• **Request**
Drop all images and give the records again exactly.

• **Data to use**

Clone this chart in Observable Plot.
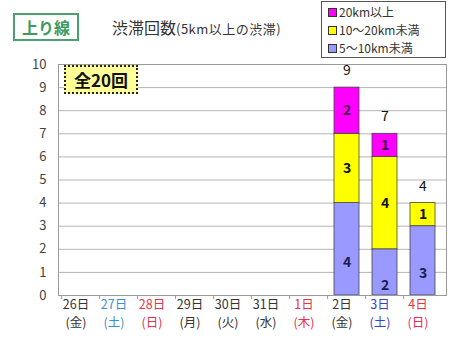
<!DOCTYPE html>
<html><head><meta charset="utf-8">
<script src="https://cdn.jsdelivr.net/npm/d3@7"></script>
<script src="https://cdn.jsdelivr.net/npm/@observablehq/plot@0.6"></script>
<style>
body{margin:0;background:#fff;font-family:"Noto Sans CJK JP","Noto Sans",sans-serif;}
#wrap{position:relative;width:450px;height:339px;overflow:hidden;}
#wrap svg{position:absolute;left:0;top:0;}
.badge{position:absolute;left:13px;top:13px;width:66px;height:28px;border:2px solid #4aa070;box-sizing:border-box;color:#3c9a5c;font-weight:bold;font-size:16px;line-height:24px;text-align:center;background:#fff;}
.title{position:absolute;left:112px;top:15px;font-size:16px;color:#333;white-space:nowrap;}
.title small{font-size:13px;letter-spacing:0.5px;}
.legend{position:absolute;left:321px;top:1px;width:125px;height:57px;border:1px solid #555;box-sizing:border-box;background:#fff;font-size:12px;color:#333;padding:1px 0 0 6px;}
.legend div{height:18px;line-height:18px;white-space:nowrap;}
.legend span{display:inline-block;width:7px;height:7px;border:1px solid #333;margin-right:2px;vertical-align:0px;}
.total{position:absolute;left:64px;top:65px;width:74px;height:29px;background:#ffff99;border:2px dotted #222;box-sizing:border-box;font-weight:bold;font-size:17px;line-height:25px;text-align:center;color:#111;}
</style></head><body><div id="wrap"></div>
<script>
// ---- data ----
const dates = ["26日","27日","28日","29日","30日","31日","1日","2日","3日","4日"];
const weekdays = ["金","土","日","月","火","水","木","金","土","日"];
const seriesNames = ["5〜10km未満","10〜20km未満","20km以上"];
const s5to10  = [0,0,0,0,0,0,0,4,2,3];
const s10to20 = [0,0,0,0,0,0,0,3,4,1];
const s20plus = [0,0,0,0,0,0,0,2,1,0];
const yTicks = [0,1,2,3,4,5,6,7,8,9,10];
const chartTitle = "渋滞回数";
const chartSubtitle = "(5km以上の渋滞)";
const badgeText = "上り線";
const totalText = "全20回";

// ---- styles ----
const seriesColors = ["#9999ff","#ffff00","#ff00ff"];
const labelInk = ["#1c2050","#111111","#4a0a4a"];
const dateColors = {"27日":"#3a8fd6","28日":"#e8334a","1日":"#e8334a","3日":"#3c3cd0","4日":"#e8334a"};

const seriesValues = [s5to10, s10to20, s20plus];
const rows = [];
dates.forEach((d, di) => {
  let base = 0;
  seriesNames.forEach((s, si) => {
    const v = seriesValues[si][di];
    rows.push({date: d, series: s, si, value: v, y1: base, y2: base + v, mid: base + v / 2});
    base += v;
  });
});
const totals = dates.map((d, i) => ({date: d, total: s5to10[i] + s10to20[i] + s20plus[i]})).filter(d => d.total > 0);
const nz = rows.filter(r => r.value > 0);
const axisRows = dates.map((d, i) => ({date: d, wd: "(" + weekdays[i] + ")"}));
const dateFill = r => dateColors[r.date] || "#333";

const chart = Plot.plot({
  width: 450, height: 339,
  marginTop: 64, marginBottom: 44, marginLeft: 58, marginRight: 4,
  style: {fontFamily: '"Noto Sans CJK JP","Noto Sans",sans-serif', background: "transparent"},
  x: {domain: dates, paddingInner: 0.33, paddingOuter: 0.165, label: null},
  y: {domain: [0, 10], label: null},
  color: {domain: seriesNames, range: seriesColors},
  marks: [
    Plot.ruleY(yTicks.filter(t => t > 0), {stroke: "#b5b5b5", strokeWidth: 1}),
    Plot.rectY(nz, {x: "date", y1: "y1", y2: "y2", fill: "series", stroke: "#444", strokeWidth: 0.8}),
    Plot.text(nz.filter(r => r.si > 0), {x: "date", y: "mid", text: "value", fill: r => labelInk[r.si], fontSize: 14, fontWeight: "bold"}),
    Plot.text(nz.filter(r => r.si === 0), {x: "date", y: "mid", text: "value", dy: 13, fill: labelInk[0], fontSize: 14, fontWeight: "bold"}),
    Plot.text(totals, {x: "date", y: "total", text: "total", dy: -17, fill: "#111", fontSize: 14}),
    Plot.frame({stroke: "#999"}),
    Plot.axisY({ticks: yTicks, tickSize: 0, tickPadding: 12, fontSize: 13, fill: "#444", tickFormat: d => String(d)}),
    Plot.axisX({tickSize: 4, tickFormat: () => "", dx: -19.4, stroke: "#999"}),
    Plot.text(axisRows, {x: "date", text: "date", frameAnchor: "bottom", lineAnchor: "top", dy: 5, dx: -5, fontSize: 12.5, fill: dateFill}),
    Plot.text(axisRows, {x: "date", text: "wd", frameAnchor: "bottom", lineAnchor: "top", dy: 23, dx: -5, fontSize: 12.5, fill: dateFill})
  ]
});
const wrap = document.getElementById("wrap");
wrap.appendChild(chart);
const add = (cls, html) => { const e = document.createElement("div"); e.className = cls; e.innerHTML = html; wrap.appendChild(e); };
add("badge", badgeText);
add("title", chartTitle + "<small>" + chartSubtitle + "</small>");
add("legend", [2,1,0].map(i => `<div><span style="background:${seriesColors[i]}"></span>${seriesNames[i]}</div>`).join(""));
add("total", totalText);
</script></body></html>
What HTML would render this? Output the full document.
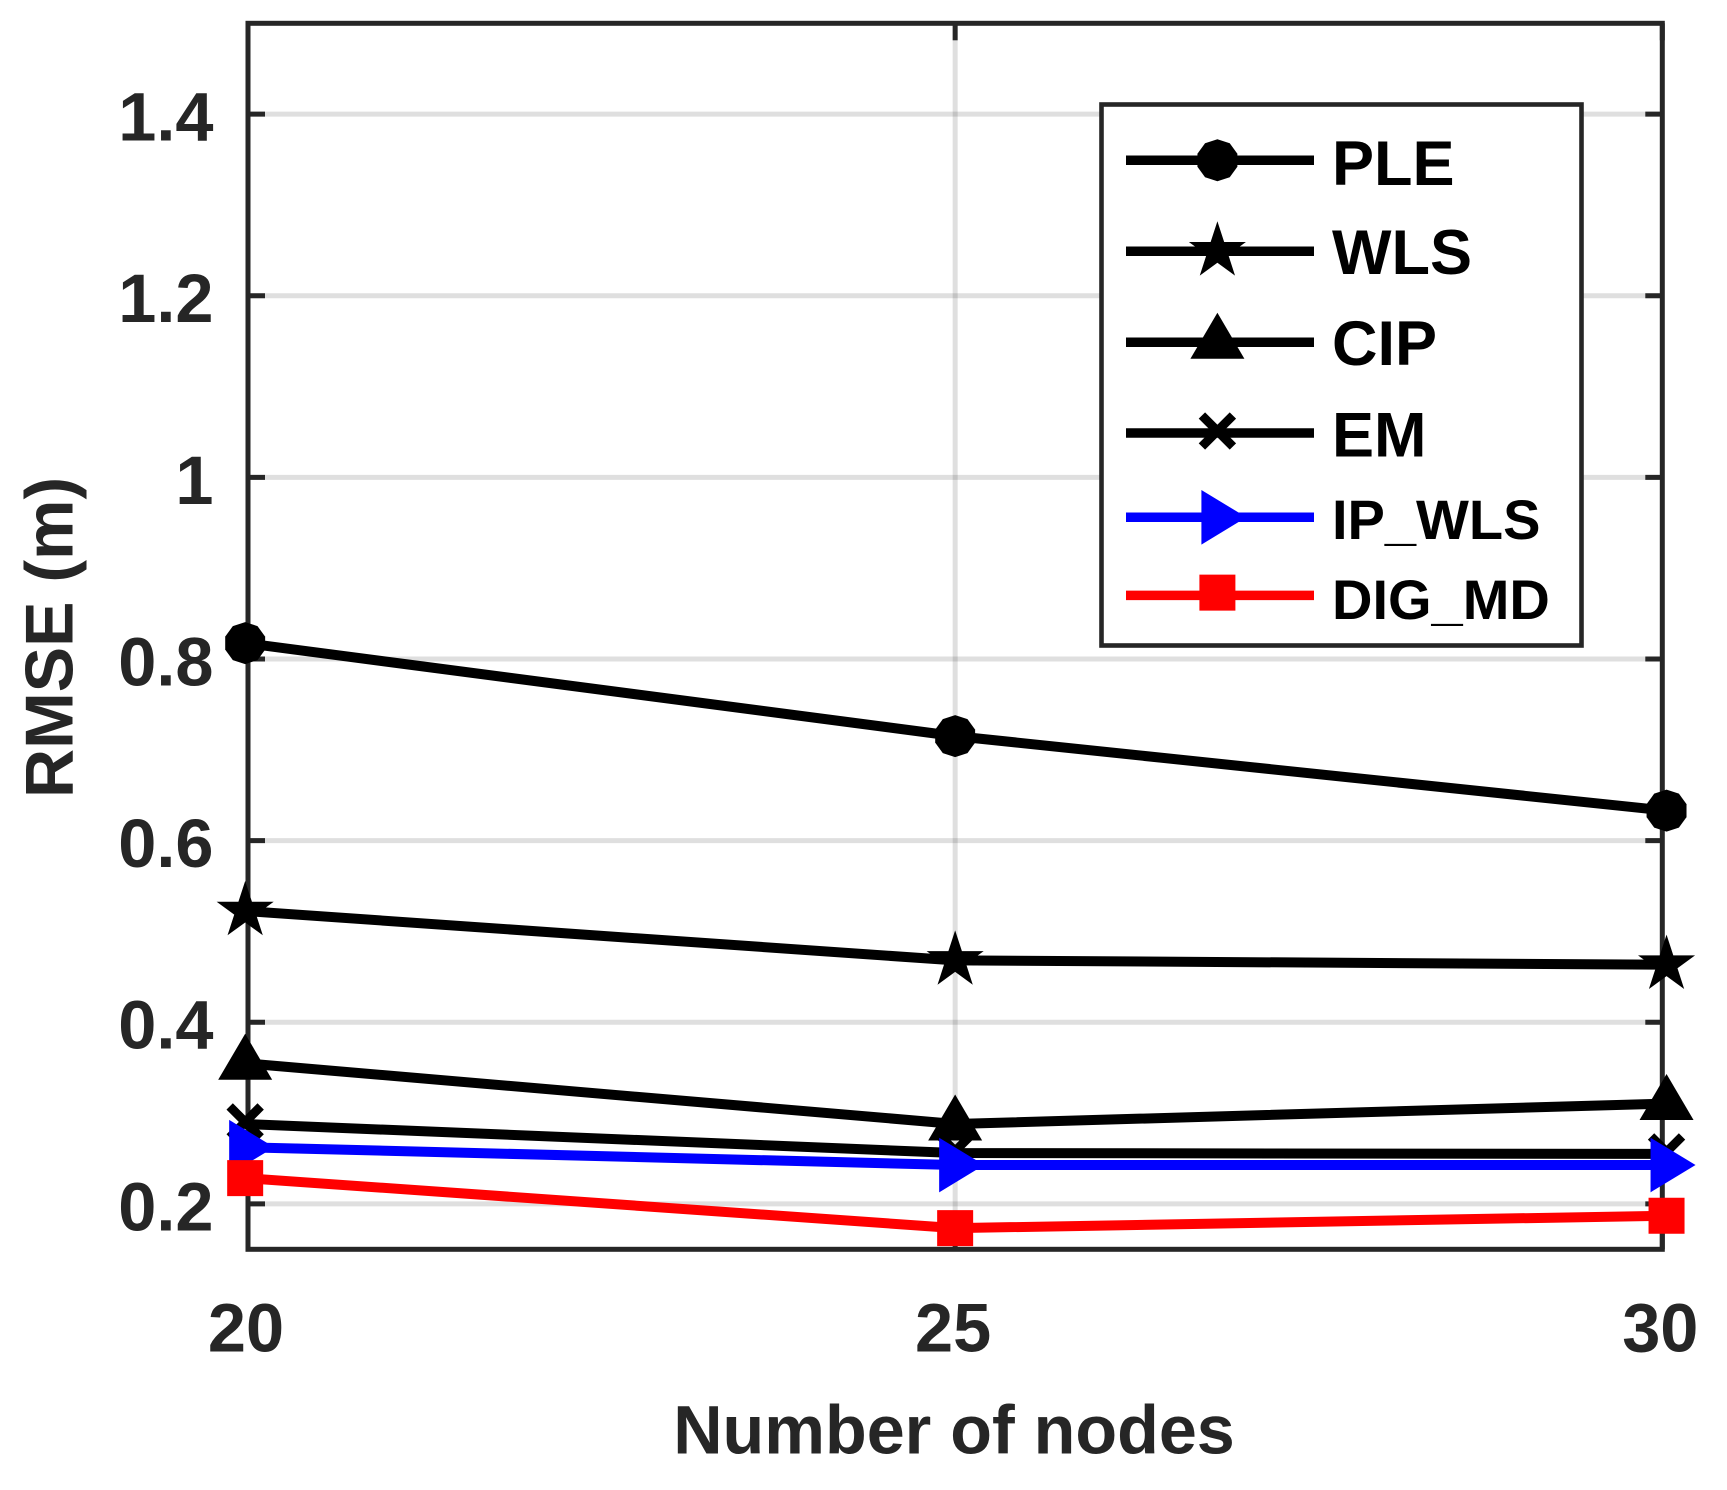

• **Task result**
Clone this chart in Observable Plot.
<!DOCTYPE html>
<html><head><meta charset="utf-8">
<script src="https://cdn.jsdelivr.net/npm/d3@7"></script>
<script src="https://cdn.jsdelivr.net/npm/@observablehq/plot@0.6"></script>
<style>
body{margin:0;background:#fff;font-family:"Noto Sans CJK JP","Noto Sans",sans-serif;}
#wrap{position:relative;width:450px;height:339px;overflow:hidden;}
#wrap svg{position:absolute;left:0;top:0;}
.badge{position:absolute;left:13px;top:13px;width:66px;height:28px;border:2px solid #4aa070;box-sizing:border-box;color:#3c9a5c;font-weight:bold;font-size:16px;line-height:24px;text-align:center;background:#fff;}
.title{position:absolute;left:112px;top:15px;font-size:16px;color:#333;white-space:nowrap;}
.title small{font-size:13px;letter-spacing:0.5px;}
.legend{position:absolute;left:321px;top:1px;width:125px;height:57px;border:1px solid #555;box-sizing:border-box;background:#fff;font-size:12px;color:#333;padding:1px 0 0 6px;}
.legend div{height:18px;line-height:18px;white-space:nowrap;}
.legend span{display:inline-block;width:7px;height:7px;border:1px solid #333;margin-right:2px;vertical-align:0px;}
.total{position:absolute;left:64px;top:65px;width:74px;height:29px;background:#ffff99;border:2px dotted #222;box-sizing:border-box;font-weight:bold;font-size:17px;line-height:25px;text-align:center;color:#111;}
</style></head><body><div id="wrap"></div>
<script>
// ---- data ----
const dates = ["26日","27日","28日","29日","30日","31日","1日","2日","3日","4日"];
const weekdays = ["金","土","日","月","火","水","木","金","土","日"];
const seriesNames = ["5〜10km未満","10〜20km未満","20km以上"];
const s5to10  = [0,0,0,0,0,0,0,4,2,3];
const s10to20 = [0,0,0,0,0,0,0,3,4,1];
const s20plus = [0,0,0,0,0,0,0,2,1,0];
const yTicks = [0,1,2,3,4,5,6,7,8,9,10];
const chartTitle = "渋滞回数";
const chartSubtitle = "(5km以上の渋滞)";
const badgeText = "上り線";
const totalText = "全20回";

// ---- styles ----
const seriesColors = ["#9999ff","#ffff00","#ff00ff"];
const labelInk = ["#1c2050","#111111","#4a0a4a"];
const dateColors = {"27日":"#3a8fd6","28日":"#e8334a","1日":"#e8334a","3日":"#3c3cd0","4日":"#e8334a"};

const seriesValues = [s5to10, s10to20, s20plus];
const rows = [];
dates.forEach((d, di) => {
  let base = 0;
  seriesNames.forEach((s, si) => {
    const v = seriesValues[si][di];
    rows.push({date: d, series: s, si, value: v, y1: base, y2: base + v, mid: base + v / 2});
    base += v;
  });
});
const totals = dates.map((d, i) => ({date: d, total: s5to10[i] + s10to20[i] + s20plus[i]})).filter(d => d.total > 0);
const nz = rows.filter(r => r.value > 0);
const axisRows = dates.map((d, i) => ({date: d, wd: "(" + weekdays[i] + ")"}));
const dateFill = r => dateColors[r.date] || "#333";

const chart = Plot.plot({
  width: 450, height: 339,
  marginTop: 64, marginBottom: 44, marginLeft: 58, marginRight: 4,
  style: {fontFamily: '"Noto Sans CJK JP","Noto Sans",sans-serif', background: "transparent"},
  x: {domain: dates, paddingInner: 0.33, paddingOuter: 0.165, label: null},
  y: {domain: [0, 10], label: null},
  color: {domain: seriesNames, range: seriesColors},
  marks: [
    Plot.ruleY(yTicks.filter(t => t > 0), {stroke: "#b5b5b5", strokeWidth: 1}),
    Plot.rectY(nz, {x: "date", y1: "y1", y2: "y2", fill: "series", stroke: "#444", strokeWidth: 0.8}),
    Plot.text(nz.filter(r => r.si > 0), {x: "date", y: "mid", text: "value", fill: r => labelInk[r.si], fontSize: 14, fontWeight: "bold"}),
    Plot.text(nz.filter(r => r.si === 0), {x: "date", y: "mid", text: "value", dy: 13, fill: labelInk[0], fontSize: 14, fontWeight: "bold"}),
    Plot.text(totals, {x: "date", y: "total", text: "total", dy: -17, fill: "#111", fontSize: 14}),
    Plot.frame({stroke: "#999"}),
    Plot.axisY({ticks: yTicks, tickSize: 0, tickPadding: 12, fontSize: 13, fill: "#444", tickFormat: d => String(d)}),
    Plot.axisX({tickSize: 4, tickFormat: () => "", dx: -19.4, stroke: "#999"}),
    Plot.text(axisRows, {x: "date", text: "date", frameAnchor: "bottom", lineAnchor: "top", dy: 5, dx: -5, fontSize: 12.5, fill: dateFill}),
    Plot.text(axisRows, {x: "date", text: "wd", frameAnchor: "bottom", lineAnchor: "top", dy: 23, dx: -5, fontSize: 12.5, fill: dateFill})
  ]
});
const wrap = document.getElementById("wrap");
wrap.appendChild(chart);
const add = (cls, html) => { const e = document.createElement("div"); e.className = cls; e.innerHTML = html; wrap.appendChild(e); };
add("badge", badgeText);
add("title", chartTitle + "<small>" + chartSubtitle + "</small>");
add("legend", [2,1,0].map(i => `<div><span style="background:${seriesColors[i]}"></span>${seriesNames[i]}</div>`).join(""));
add("total", totalText);
</script></body></html>
What HTML would render this? Output the full document.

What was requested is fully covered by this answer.